He lost to Martin Hattersley, but the following year Hattersley resigned when James Keegstra and two others were reinstated, after he had dismissed them due to their anti-Semitic views. Sweigard called Keegstra "a good Christian gentleman".
In later interviews with Keegstra, when he was being tried for hate crimes, after it was revealed that for 15 years he had been teaching his students that the Holocaust was a hoax, he blamed the Jews for killing Abraham Lincoln, calling John Wilkes Booth, a Jew. He wasn't.

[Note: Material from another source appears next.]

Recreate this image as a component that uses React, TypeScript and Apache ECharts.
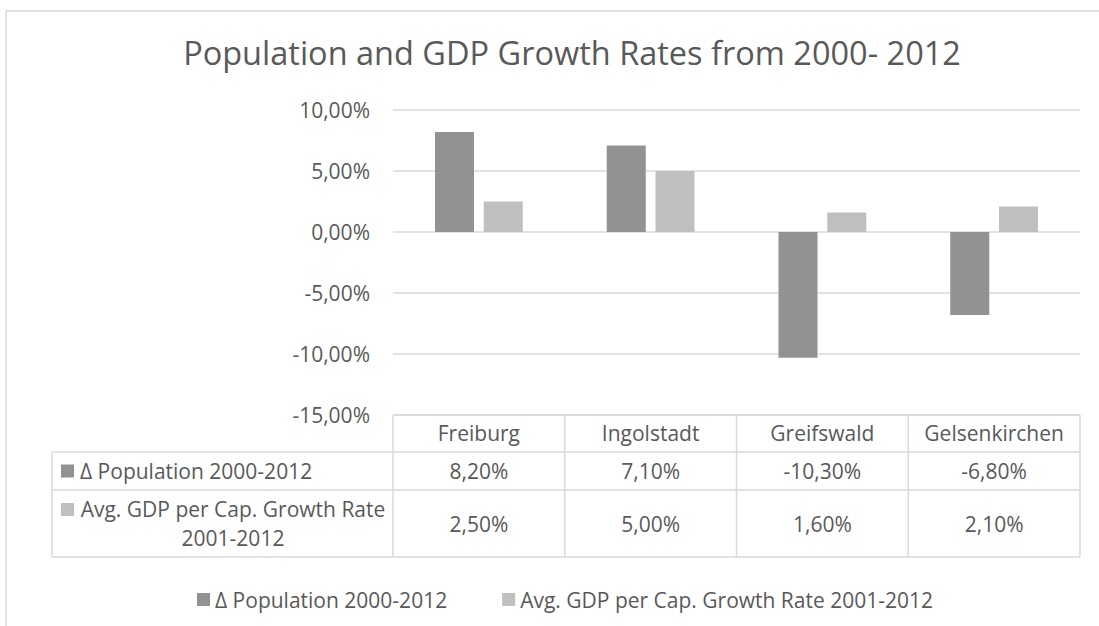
import React, { useEffect, useRef } from "react";
import * as echarts from "echarts";

const categories = ["Freiburg", "Ingolstadt", "Greifswald", "Gelsenkirchen"];
const populationChange = [8.2, 7.1, -10.3, -6.8];
const gdpGrowth = [2.5, 5.0, 1.6, 2.1];
const seriesNames = ["Δ Population 2000-2012", "Avg. GDP per Cap. Growth Rate 2001-2012"];
const tableRowLabels = [["Δ Population 2000-2012"], ["Avg. GDP per Cap. Growth Rate", "2001-2012"]];
const yMin = -15;
const yMax = 10;
const yInterval = 5;
const titleText = "Population and GDP Growth Rates from 2000- 2012";

const W = 1099;
const H = 626;
const GRID_L = 393;
const GRID_R = 1080;
const GRID_T = 110;
const GRID_B = 415;
const TABLE_L = 52;
const ROW_Y = [415, 452, 490, 557];
const TEXT = "#595959";
const LINE = "#d9d9d9";
const COLORS = ["#929292", "#bfbfbf"];
const FONT = '"Open Sans", sans-serif';
const FS = 21;

const fmt = (v: number) => v.toFixed(2).replace(".", ",") + "%";

export default function App() {
  const ref = useRef<HTMLDivElement>(null);
  useEffect(() => {
    const chart = echarts.init(ref.current!, null, { renderer: "svg", width: W, height: H });
    const colW = (GRID_R - GRID_L) / categories.length;
    const g: any[] = [];
    // outer frame
    g.push({ type: "polyline", shape: { points: [[6, H], [6, 11], [W, 11]] }, style: { stroke: LINE, fill: null, lineWidth: 1.5 }, silent: true });
    // horizontal table lines
    g.push({ type: "line", shape: { x1: GRID_L, y1: ROW_Y[0], x2: GRID_R, y2: ROW_Y[0] }, style: { stroke: LINE, lineWidth: 1.5 } });
    for (let i = 1; i < ROW_Y.length; i++) {
      g.push({ type: "line", shape: { x1: TABLE_L, y1: ROW_Y[i], x2: GRID_R, y2: ROW_Y[i] }, style: { stroke: LINE, lineWidth: 1.5 } });
    }
    g.push({ type: "line", shape: { x1: TABLE_L, y1: ROW_Y[1], x2: TABLE_L, y2: ROW_Y[3] }, style: { stroke: LINE, lineWidth: 1.5 } });
    for (let c = 0; c <= categories.length; c++) {
      const x = GRID_L + c * colW;
      g.push({ type: "line", shape: { x1: x, y1: ROW_Y[0], x2: x, y2: ROW_Y[3] }, style: { stroke: LINE, lineWidth: 1.5 } });
    }
    const rows = [populationChange, gdpGrowth];
    rows.forEach((vals, r) => {
      const cy = (ROW_Y[r + 1] + ROW_Y[r + 2]) / 2;
      vals.forEach((v, c) => {
        g.push({ type: "text", style: { text: fmt(v), x: GRID_L + (c + 0.5) * colW, y: cy, align: "center", verticalAlign: "middle", fill: TEXT, fontSize: FS, fontFamily: FONT } });
      });
      const lines = tableRowLabels[r];
      const markerY = lines.length === 1 ? cy : cy - 14;
      g.push({ type: "rect", shape: { x: 61, y: markerY - 6.5, width: 13, height: 13 }, style: { fill: COLORS[r] } });
      if (lines.length === 1) {
        g.push({ type: "text", style: { text: lines[0], x: 80, y: cy, align: "left", verticalAlign: "middle", fill: TEXT, fontSize: FS, fontFamily: FONT } });
      } else {
        lines.forEach((ln, k) => {
          g.push({ type: "text", style: { text: ln, x: 233, y: cy - 15 + k * 29, align: "center", verticalAlign: "middle", fill: TEXT, fontSize: FS, fontFamily: FONT } });
        });
      }
    });

    chart.setOption({
      animation: false,
      title: {
        text: titleText,
        left: 567,
        top: 31,
        textAlign: "center",
        textStyle: { color: TEXT, fontSize: 32.5, fontWeight: "normal", fontFamily: FONT },
      },
      legend: {
        left: 192,
        top: 584,
        itemWidth: 13,
        itemHeight: 13,
        itemGap: 55,
        icon: "rect",
        textStyle: { color: TEXT, fontSize: FS, fontFamily: FONT },
        data: seriesNames,
      },
      grid: { left: GRID_L, right: W - GRID_R, top: GRID_T, bottom: H - GRID_B, containLabel: false },
      xAxis: {
        type: "category",
        data: categories,
        position: "bottom",
        axisLine: { show: false },
        axisTick: { show: false },
        splitLine: { show: false },
        axisLabel: { interval: 0, color: TEXT, fontSize: FS, fontFamily: FONT, margin: 18, verticalAlign: "middle" },
      },
      yAxis: {
        type: "value",
        min: yMin,
        max: yMax,
        interval: yInterval,
        axisLine: { show: false },
        axisTick: { show: false },
        splitLine: { lineStyle: { color: LINE, width: 1.5 } },
        axisLabel: { color: TEXT, fontSize: FS, fontFamily: FONT, margin: 23, formatter: (v: number) => fmt(v) },
      },
      series: [
        { name: seriesNames[0], type: "bar", data: populationChange, barWidth: 39, barGap: "25%", itemStyle: { color: COLORS[0] } },
        { name: seriesNames[1], type: "bar", data: gdpGrowth, barWidth: 39, barGap: "25%", itemStyle: { color: COLORS[1] } },
      ],
      graphic: g,
    });
    return () => chart.dispose();
  }, []);
  return <div ref={ref} style={{ position: "fixed", left: 0, top: 0, width: W, height: H, background: "#fff" }} />;
}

In 1997 when Stephen Harper was speaking at a Council for National Policy conference in Montreal he discussed the current state of Canada's Progressive Conservative Party:
The Progressive Conservative party is very much comparable to the Whigs of the 1850s and 1860s. What is happening to them is very similar to the Whigs. A moderate conservative party, increasingly under stress because of the secession [Bloc] movement, on the one hand, and the reaction to that movement from harder line English Canadians on the other hand.

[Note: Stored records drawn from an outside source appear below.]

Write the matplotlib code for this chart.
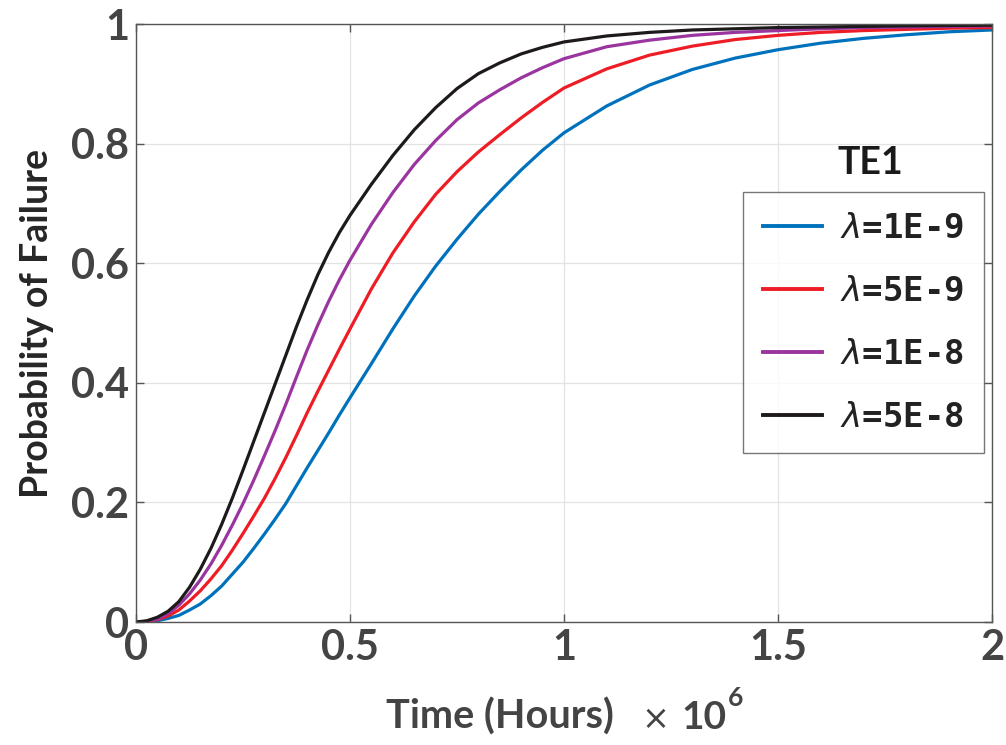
import matplotlib
matplotlib.use("Agg")
import matplotlib.pyplot as plt
from matplotlib.lines import Line2D

# Time axis (hours, in units of 1e6)
time_h = [0.0, 0.025, 0.05, 0.075, 0.1, 0.125, 0.15, 0.175, 0.2, 0.225, 0.25, 0.275,
          0.3, 0.325, 0.35, 0.375, 0.4, 0.425, 0.45, 0.475, 0.5, 0.55, 0.6, 0.65, 0.7, 0.75,
          0.8, 0.85, 0.9, 0.95, 1.0, 1.1, 1.2, 1.3, 1.4, 1.5, 1.6, 1.7, 1.8, 1.9, 2.0]

# Probability of failure for each failure rate
p_1e9 = [0.0, 0.0005, 0.002, 0.006, 0.011, 0.020, 0.030, 0.044, 0.060, 0.080, 0.100, 0.123,
         0.147, 0.172, 0.198, 0.228, 0.258, 0.287, 0.316, 0.346, 0.375, 0.432, 0.490, 0.545,
         0.595, 0.640, 0.682, 0.720, 0.756, 0.789, 0.818, 0.863, 0.898, 0.924, 0.943, 0.957,
         0.968, 0.976, 0.982, 0.987, 0.990]
p_5e9 = [0.0, 0.001, 0.004, 0.010, 0.020, 0.035, 0.052, 0.072, 0.094, 0.120, 0.148, 0.177,
         0.207, 0.240, 0.275, 0.312, 0.350, 0.386, 0.421, 0.456, 0.490, 0.557, 0.617, 0.669,
         0.715, 0.753, 0.786, 0.815, 0.843, 0.869, 0.893, 0.925, 0.948, 0.963, 0.974, 0.981,
         0.986, 0.989, 0.991, 0.993, 0.994]
p_1e8 = [0.0, 0.001, 0.005, 0.014, 0.028, 0.047, 0.070, 0.097, 0.128, 0.162, 0.198, 0.237,
         0.278, 0.320, 0.364, 0.410, 0.455, 0.497, 0.536, 0.572, 0.605, 0.665, 0.718, 0.765,
         0.805, 0.840, 0.868, 0.890, 0.910, 0.927, 0.942, 0.962, 0.973, 0.981, 0.986, 0.989,
         0.992, 0.994, 0.995, 0.996, 0.997]
p_5e8 = [0.0, 0.002, 0.008, 0.018, 0.034, 0.058, 0.088, 0.123, 0.163, 0.207, 0.254, 0.302,
         0.350, 0.398, 0.446, 0.494, 0.539, 0.581, 0.618, 0.651, 0.680, 0.732, 0.780, 0.823,
         0.860, 0.892, 0.917, 0.935, 0.950, 0.961, 0.970, 0.980, 0.986, 0.990, 0.992, 0.994,
         0.995, 0.996, 0.997, 0.9975, 0.998]

series_labels = [r"$\lambda$=1E-9", r"$\lambda$=5E-9", r"$\lambda$=1E-8", r"$\lambda$=5E-8"]
series_colors = ["#0072BD", "#EE1C25", "#9A35A0", "#1E1A1C"]

x_ticks = [0, 0.5, 1, 1.5, 2]
x_tick_labels = ["0", "0.5", "1", "1.5", "2"]
y_ticks = [0, 0.2, 0.4, 0.6, 0.8, 1]
y_tick_labels = ["0", "0.2", "0.4", "0.6", "0.8", "1"]

plt.rcParams["font.family"] = ["Lato", "DejaVu Sans"]
plt.rcParams["mathtext.fontset"] = "dejavusans"

W, H = 1006, 745
fig = plt.figure(figsize=(W / 100, H / 100), dpi=100)
ax_l, ax_r, ax_t, ax_b = 136, 992, 24, 622
ax = fig.add_axes([ax_l / W, 1 - ax_b / H, (ax_r - ax_l) / W, (ax_b - ax_t) / H])

for ys, col, lab in zip([p_1e9, p_5e9, p_1e8, p_5e8], series_colors, series_labels):
    ax.plot(time_h, ys, color=col, lw=2.3, label=lab, solid_capstyle="round",
            solid_joinstyle="round")

ax.set_xlim(0, 2)
ax.set_ylim(0, 1)
ax.set_xticks(x_ticks)
ax.set_xticklabels(x_tick_labels)
ax.set_yticks(y_ticks)
ax.set_yticklabels(y_tick_labels)

ax.grid(True, color="#E3E3E3", lw=0.9)
ax.set_axisbelow(True)
for s in ax.spines.values():
    s.set_color("#555555")
    s.set_linewidth(1.0)
ax.tick_params(direction="in", length=6, width=1.0, color="#555555",
               top=True, right=True, labelsize=30, labelcolor="#444444", pad=5)
for lbl in ax.get_xticklabels() + ax.get_yticklabels():
    lbl.set_fontweight("bold")

ax.set_ylabel("Probability of Failure", fontsize=27, fontweight="bold",
              color="#262626", labelpad=12)

# x-axis label with the scale factor written after it
base_y = 1 - 729 / H
fig.text(386 / W, base_y, "Time (Hours)", fontsize=28.5, fontweight="bold",
         color="#444444", ha="left", va="baseline")
fig.text(655 / W, base_y, "\u00d7", fontsize=24, color="#444444",
         ha="center", va="baseline", family="DejaVu Sans")
fig.text(681 / W, base_y, "10", fontsize=28, fontweight="bold",
         color="#444444", ha="left", va="baseline")
fig.text(728 / W, 1 - 706 / H, "6", fontsize=19, fontweight="bold",
         color="#444444", ha="left", va="baseline")

handles = [Line2D([0], [0], color=c, lw=2.8) for c in series_colors]
leg = ax.legend(handles, series_labels, loc="upper left",
                bbox_to_anchor=((743 - ax_l) / (ax_r - ax_l), (ax_b - 192) / (ax_b - ax_t)),
                borderaxespad=0, frameon=True, fancybox=False, edgecolor="#555555",
                handlelength=1.76, handletextpad=0.53, labelspacing=0.885,
                borderpad=0.575,
                prop={"family": "DejaVu Sans Mono", "weight": "bold", "size": 24.5})
leg.get_frame().set_linewidth(1.0)
for t in leg.get_texts():
    t.set_color("#222222")

ax.text((870 - ax_l) / (ax_r - ax_l), (ax_b - 163) / (ax_b - ax_t), "TE1",
        transform=ax.transAxes, fontsize=27, fontweight="bold", color="#1A1A1A",
        ha="center", va="center")

fig.savefig("out.png", dpi=100)
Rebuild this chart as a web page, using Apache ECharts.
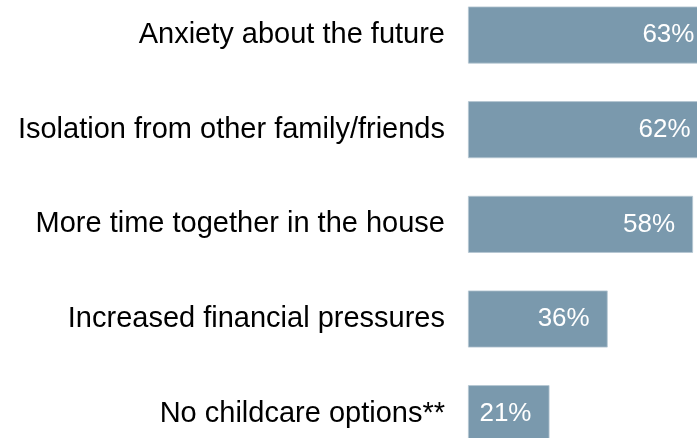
<!DOCTYPE html>
<html>
<head>
<meta charset="utf-8">
<script src="https://cdn.jsdelivr.net/npm/echarts@6/dist/echarts.min.js"></script>
<style>
html,body{margin:0;padding:0;background:#fff;}
#chart{width:697px;height:438px;}
</style>
</head>
<body>
<div id="chart"></div>
<script>
const categories = [
  "Anxiety about the future",
  "Isolation from other family/friends",
  "More time together in the house",
  "Increased financial pressures",
  "No childcare options**"
];
const values = [63, 62, 58, 36, 21];

const chart = echarts.init(document.getElementById('chart'), null, {renderer: 'canvas'});
chart.setOption({
  animation: false,
  backgroundColor: '#ffffff',
  grid: {left: 468, top: -12.3, width: 271.6, height: 473.3, containLabel: false, outerBoundsMode: 'none'},
  xAxis: {
    type: 'value', min: 0, max: 70,
    show: false
  },
  yAxis: {
    type: 'category',
    data: categories,
    inverse: true,
    axisLine: {show: false},
    axisTick: {show: false},
    splitLine: {show: false},
    axisLabel: {
      margin: 23,
      color: '#000000',
      fontFamily: 'Liberation Sans',
      fontSize: 29
    }
  },
  series: [{
    type: 'bar',
    data: values,
    barWidth: 57,
    clip: false,
    itemStyle: {color: '#7a99ad', borderColor: '#b5c6d2', borderWidth: 0.8},
    label: {
      show: true,
      position: 'insideRight',
      distance: 18,
      formatter: p => p.value + '%',
      color: '#ffffff',
      fontFamily: 'Liberation Sans',
      fontSize: 26
    }
  }]
});
</script>
</body>
</html>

You may recall that the Whigs, in their dying days, went through a series of metamorphoses. They ended up as what was called the Unionist movement that won some of the border states in your 1860 election.
Of course the Whig Party would eventually become the Republican Party in a series of coalitions, and Abraham Lincoln would become their first president. He had been a member of the 'Whig' Party in Maryland.

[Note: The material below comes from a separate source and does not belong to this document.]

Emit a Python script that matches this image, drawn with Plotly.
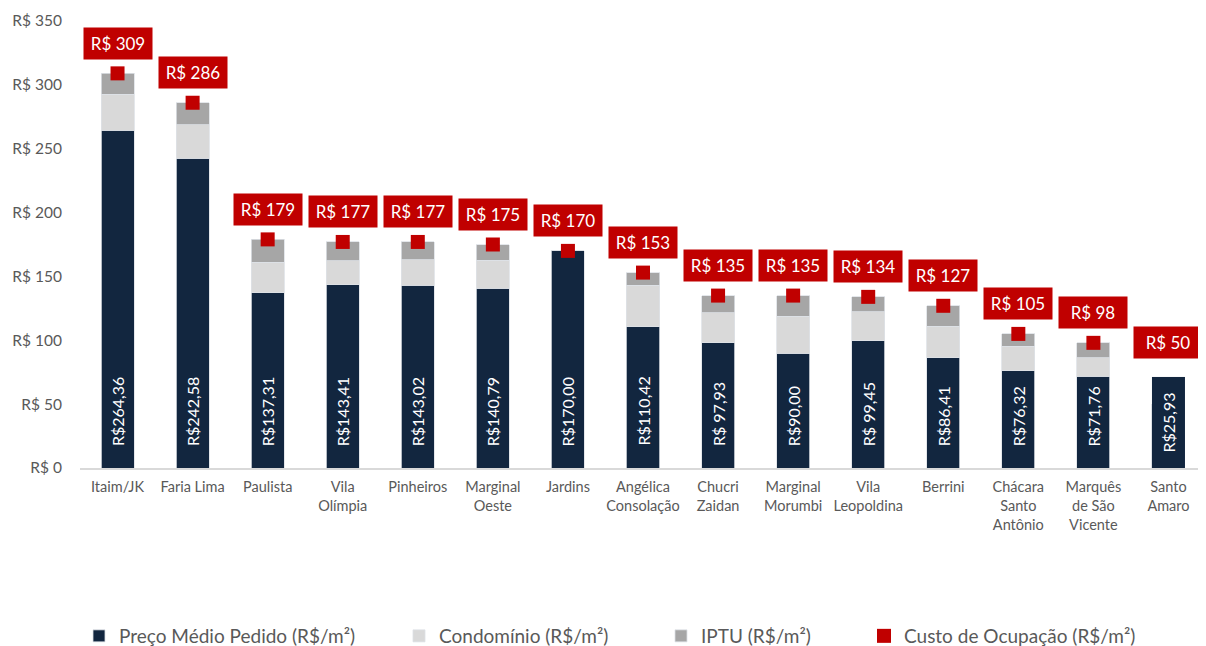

If you look at the surviving PC support, it's very much concentrated in Atlantic Canada, in the provinces to the east of Quebec. These are very much equivalent to the United States border states. They're weak economically. They have very grim prospects if Quebec separates. These people want a solution at almost any cost. And some of the solutions they propose would be exactly that. (2)
But I don't use this comparison of the pre-Civil War lightly. Preston Manning, the leader of the Reform party has spent a lot of time reading about pre-Civil War politics. He compares the Reform party himself to the Republican party of that period. He is very well-read on Abraham Lincoln and a keen follower and admirer of Lincoln.
I know Mr. Manning very well. I would say that next to his own father, who is a prominent Western Canadian politician, Abraham Lincoln has probably had more effect on Mr. Manning's political philosophy than any individual politician. (2)
I find that statement to be very compelling. Next to his own father ...
But Stephen Harper was not the only one to have noted Manning's obsession with the Civil War era president:
I believe that when Ken Seigard dressed as Abe Lincoln it was a publicity stunt, and I probably wouldn't read more into it, except that I do find on many Christian fundamentalist sites, a certain almost hero worship for Lincoln, which I will get to later.
While still a teenager, he [Manning] read ... Carl Sandburg's multi-volume biography of Abraham Lincoln, who emerged from the backwoods of Illinois to steer his country through the challenge of secession by the southern states and the bloody Civil War that ensued. That fascination with the assassinated American president and the pre-Civil War period has endured, as Manning searches for lessons to be learned and applied to the ongoing threat of Quebec secession.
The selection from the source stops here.